In the lines below, output everything from the first line through the line containing "(0,0) rectangle (956,840);" exactly as it is. Pictures are not part of the output.

***** Supplied data *****

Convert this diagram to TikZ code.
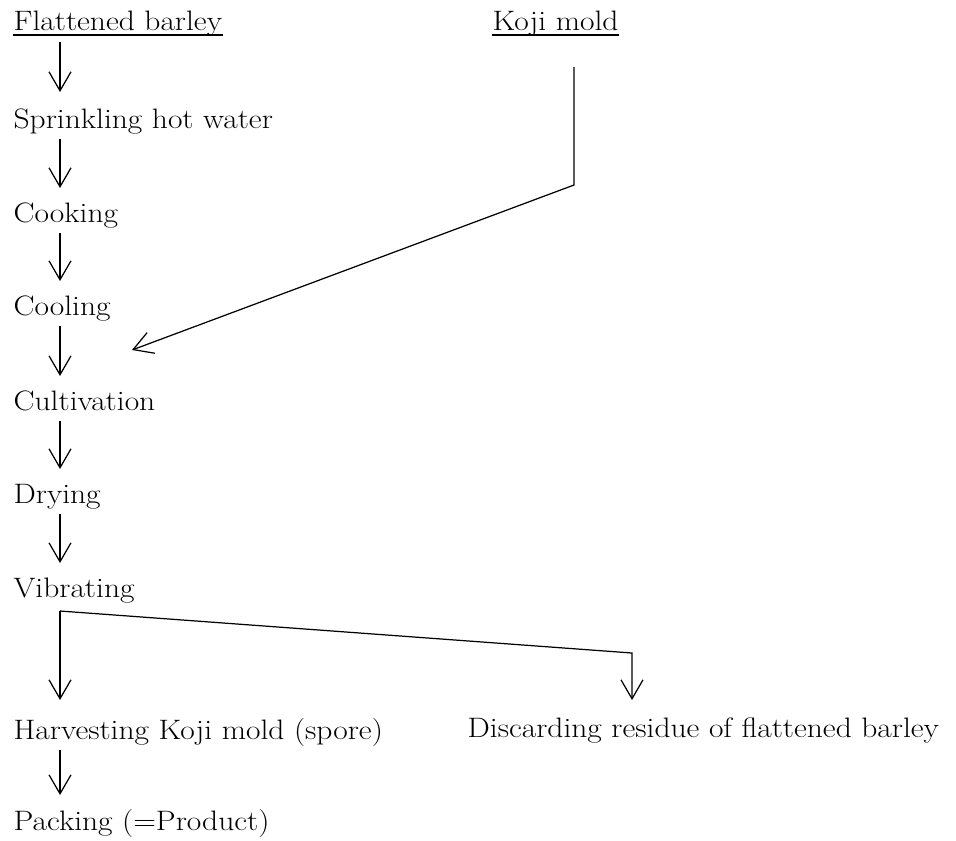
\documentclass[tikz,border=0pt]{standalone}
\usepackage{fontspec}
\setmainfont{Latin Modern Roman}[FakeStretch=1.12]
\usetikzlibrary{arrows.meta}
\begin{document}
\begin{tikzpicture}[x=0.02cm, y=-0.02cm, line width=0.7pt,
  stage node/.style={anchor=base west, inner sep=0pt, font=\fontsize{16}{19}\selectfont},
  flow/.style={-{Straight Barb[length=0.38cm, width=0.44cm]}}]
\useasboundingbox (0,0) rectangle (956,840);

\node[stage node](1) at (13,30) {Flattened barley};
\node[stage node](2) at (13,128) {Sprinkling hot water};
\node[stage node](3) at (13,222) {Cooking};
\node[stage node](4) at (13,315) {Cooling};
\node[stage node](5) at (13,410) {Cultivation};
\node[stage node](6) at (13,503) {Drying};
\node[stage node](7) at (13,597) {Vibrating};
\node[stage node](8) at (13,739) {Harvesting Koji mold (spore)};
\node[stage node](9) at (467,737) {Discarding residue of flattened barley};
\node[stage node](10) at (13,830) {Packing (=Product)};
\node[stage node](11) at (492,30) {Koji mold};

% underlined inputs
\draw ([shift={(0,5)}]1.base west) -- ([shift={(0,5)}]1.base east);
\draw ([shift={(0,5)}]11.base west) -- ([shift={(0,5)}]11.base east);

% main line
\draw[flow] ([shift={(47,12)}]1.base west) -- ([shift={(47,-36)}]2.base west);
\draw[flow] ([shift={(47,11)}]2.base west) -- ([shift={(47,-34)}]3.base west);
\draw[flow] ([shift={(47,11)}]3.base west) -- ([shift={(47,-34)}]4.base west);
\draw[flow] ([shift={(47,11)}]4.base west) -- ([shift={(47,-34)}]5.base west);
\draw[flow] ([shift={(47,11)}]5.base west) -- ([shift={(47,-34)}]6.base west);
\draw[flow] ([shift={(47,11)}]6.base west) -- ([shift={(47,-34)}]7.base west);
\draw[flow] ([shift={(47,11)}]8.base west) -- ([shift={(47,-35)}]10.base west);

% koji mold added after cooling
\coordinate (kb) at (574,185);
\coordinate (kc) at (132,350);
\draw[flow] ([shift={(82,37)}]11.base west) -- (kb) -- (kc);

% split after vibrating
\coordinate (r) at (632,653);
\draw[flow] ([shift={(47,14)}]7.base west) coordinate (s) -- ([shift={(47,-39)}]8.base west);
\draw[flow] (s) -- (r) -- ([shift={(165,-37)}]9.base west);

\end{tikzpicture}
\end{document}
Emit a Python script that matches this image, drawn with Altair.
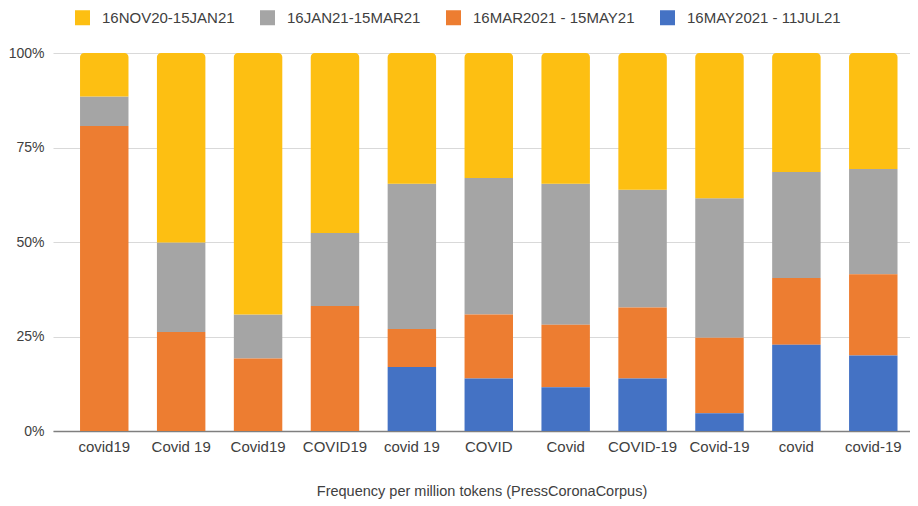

*****

Problem solution |
Convert this diagram to TikZ code.
\documentclass[tikz,border=0pt]{standalone}
\usepackage{fontspec}
\setmainfont{Latin Modern Roman}[FakeStretch=1.12]
\usetikzlibrary{arrows.meta}
\begin{document}
\begin{tikzpicture}[x=0.02cm, y=-0.02cm, line width=0.7pt,
  stage node/.style={anchor=base west, inner sep=0pt, font=\fontsize{16}{19}\selectfont},
  flow/.style={-{Straight Barb[length=0.38cm, width=0.44cm]}}]
\useasboundingbox (0,0) rectangle (956,840);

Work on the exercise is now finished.